Unlike him, Dad stayed where he was. He figured it out as best he could—sometimes making, I’ll be honest, some … questionable parental decisions! But always giving me and my younger brother the thing we needed more than anything else—the thing every child needs, but especially children who have been hurt so deeply, left with their own wounds that will never fully heal—and that is love. And presence—a person we could count on, who would be there, day-in and day-out, every morning before school, every night at bedtime, through the successes and failures, the bad dreams at 2am, the illnesses, and the joys and the laughter and the anger and the tears.

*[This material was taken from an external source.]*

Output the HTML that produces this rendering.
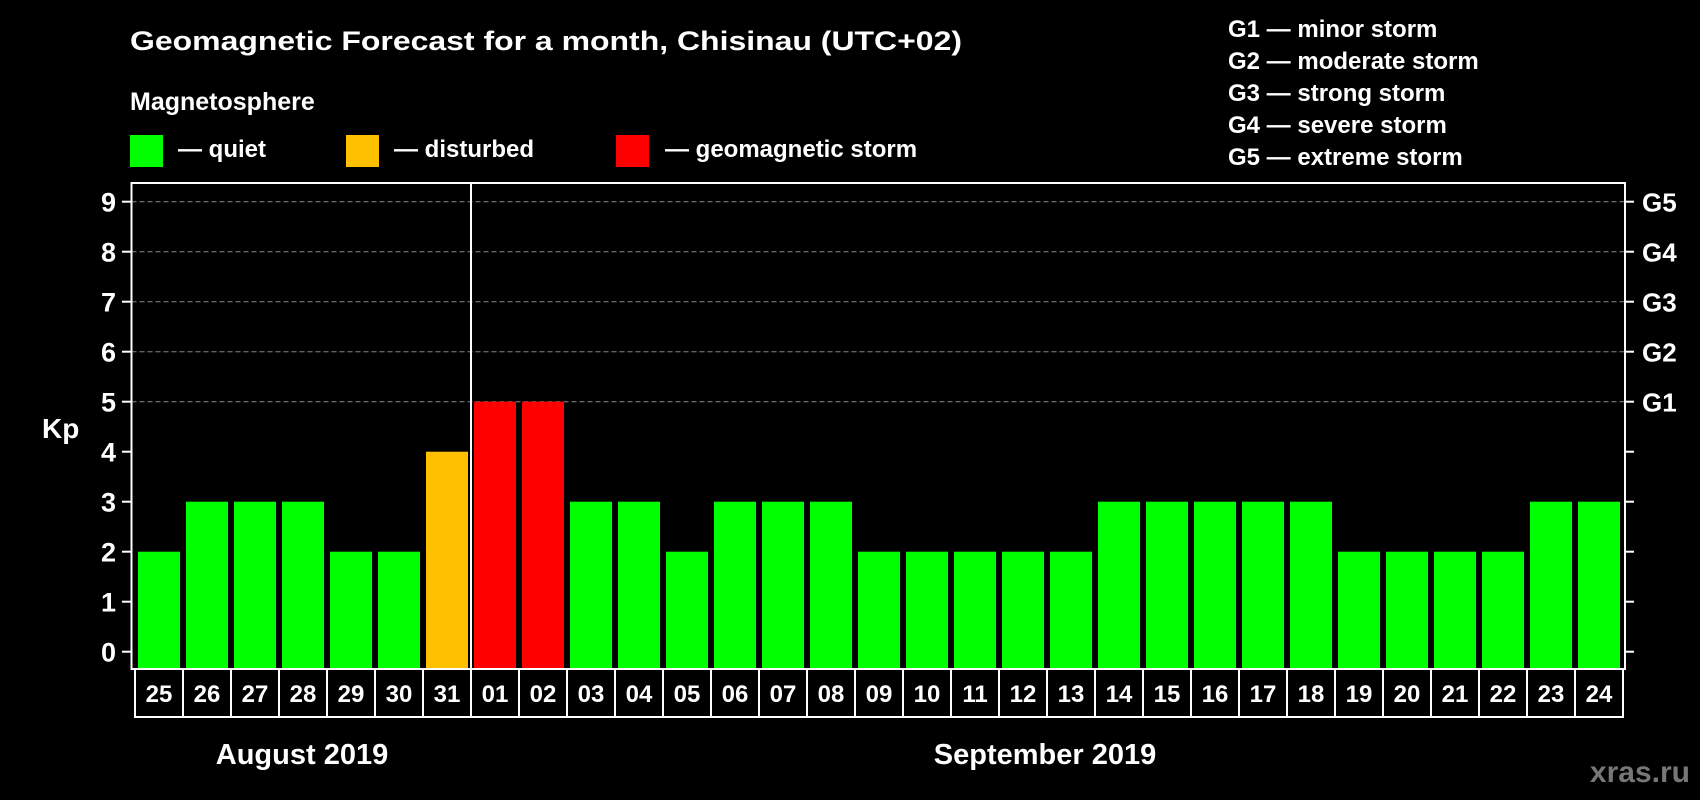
<!DOCTYPE html>
<html><head><meta charset="utf-8"><style>
html,body{margin:0;padding:0;background:#000;width:1700px;height:800px;overflow:hidden}
svg{display:block;font-family:"Liberation Sans",sans-serif;font-weight:bold}
</style></head><body>
<svg id="chart" width="1700" height="800" viewBox="0 0 1700 800">
<rect x="0" y="0" width="1700" height="800" fill="#000"/>
<text x="130" y="50" font-size="27" fill="#fff" textLength="832" lengthAdjust="spacingAndGlyphs">Geomagnetic Forecast for a month, Chisinau (UTC+02)</text>
<text x="130" y="110" font-size="25" fill="#fff">Magnetosphere</text>
<g>
<rect x="130" y="135" width="33" height="32" fill="#00ff00"/>
<text x="178" y="157" font-size="24" fill="#fff">— quiet</text></g>
<g>
<rect x="346" y="135" width="33" height="32" fill="#ffc000"/>
<text x="394" y="157" font-size="24" fill="#fff">— disturbed</text></g>
<g>
<rect x="616" y="135" width="33" height="32" fill="#ff0000"/>
<text x="665" y="157" font-size="24" fill="#fff">— geomagnetic storm</text></g>
<g font-size="24" fill="#fff">
<text x="1228" y="37">G1 — minor storm</text>
<text x="1228" y="69">G2 — moderate storm</text>
<text x="1228" y="101">G3 — strong storm</text>
<text x="1228" y="133">G4 — severe storm</text>
<text x="1228" y="165">G5 — extreme storm</text>
</g>
<text x="42" y="438" font-size="28" fill="#fff">Kp</text>
<g id="grid"></g>
<g id="bars"></g>
<g id="frame"></g>
<g id="dates"></g>
<text x="302" y="764" font-size="29" fill="#fff" text-anchor="middle">August 2019</text>
<text x="1045" y="764" font-size="29" fill="#fff" text-anchor="middle">September 2019</text>
<text x="1690" y="782" font-size="30" fill="#777" text-anchor="end">xras.ru</text>
</svg>
<script>
const days = ["25","26","27","28","29","30","31","01","02","03","04","05","06","07","08","09","10","11","12","13","14","15","16","17","18","19","20","21","22","23","24"];
const kpValues = [2,3,3,3,2,2,4,5,5,3,3,2,3,3,3,2,2,2,2,2,3,3,3,3,3,2,2,2,2,3,3];
const yTicks = [0,1,2,3,4,5,6,7,8,9];
const gLabels = ["G1","G2","G3","G4","G5"];
const gLevels = [5,6,7,8,9];

const NS="http://www.w3.org/2000/svg";
const X0=135, PITCH=48, BW=42;
const yScale = v => 651.7 - 50*v;
const xSlot = i => X0 + i*PITCH;
function mk(tag, attrs, parent){const e=document.createElementNS(NS,tag);for(const k in attrs)e.setAttribute(k,attrs[k]);parent.appendChild(e);return e;}
const grid=document.getElementById('grid'), bars=document.getElementById('bars'), frame=document.getElementById('frame'), dates=document.getElementById('dates');
const L=131.5, R=1625, T=183, B=669;
yTicks.forEach(v=>{
  const y=yScale(v);
  if(v>=5){const g=mk('line',{x1:L,x2:R,y1:y,y2:y,stroke:'#888','stroke-width':1,'stroke-dasharray':'5,3'},grid);
    
    }
  const t=mk('line',{x1:122,x2:L,y1:y,y2:y,stroke:'#fff','stroke-width':2},frame);
  
  
  const t2=mk('line',{x1:R,x2:1634,y1:y,y2:y,stroke:'#fff','stroke-width':2},frame);
  
  
  const lb=mk('text',{x:116,y:y+10,'font-size':27,fill:'#fff','text-anchor':'end'},frame);
  lb.textContent=v;
  
  
});
gLabels.forEach((g,i)=>{
  const lb=mk('text',{x:1642,y:yScale(gLevels[i])+10,'font-size':26,fill:'#fff'},frame);
  lb.textContent=g;
  
  
});
kpValues.forEach((v,i)=>{
  const col = v>=5?'#ff0000':(v===4?'#ffc000':'#00ff00');
  const r=mk('rect',{x:xSlot(i)+3,y:yScale(v),width:BW,height:B-1-yScale(v),fill:col},bars);
  
  
});
const fr=mk('rect',{x:L,y:T,width:R-L,height:B-T,fill:'none',stroke:'#fff','stroke-width':2},frame);


const sep=mk('line',{x1:471,x2:471,y1:T,y2:B,stroke:'#fff','stroke-width':2},frame);


days.forEach((d,i)=>{
  const c=mk('rect',{x:xSlot(i),y:669,width:PITCH,height:48,fill:'none',stroke:'#fff','stroke-width':2},dates);
  
  
  const t=mk('text',{x:xSlot(i)+PITCH/2,y:702,'font-size':24,fill:'#fff','text-anchor':'middle'},dates);
  t.textContent=d;
  
  
});
</script>
</body></html>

Irwin sometimes struggled with loving, and even more so with allowing himself to be loved and cared for. But I never once doubted that he loved me and my dear brother with an inextinguishable love. In loving us so fiercely, he gave us a powerful example of how we, too, could love, despite the excruciating pain we had suffered at such a young age. Over the past 18 or so months, during Irwin’s final decline, we finally got to pay a little of it back. It could never have been any other way.
It’s a sentimental cliché to close a eulogy for a parent by saying something like, “I couldn’t have done it without you.” But in this case, it really is true: Dad, I owe you more than I can possibly say. Thank you for being there, for sticking around, and for enacting all the love in your heart for us both.
So very sorry for your loss; your father Irwin was a wonderful man.
Ps: my late father was also Erwin but with an "e".
He appears to have been a good man and a great father. May his memory be a blessing.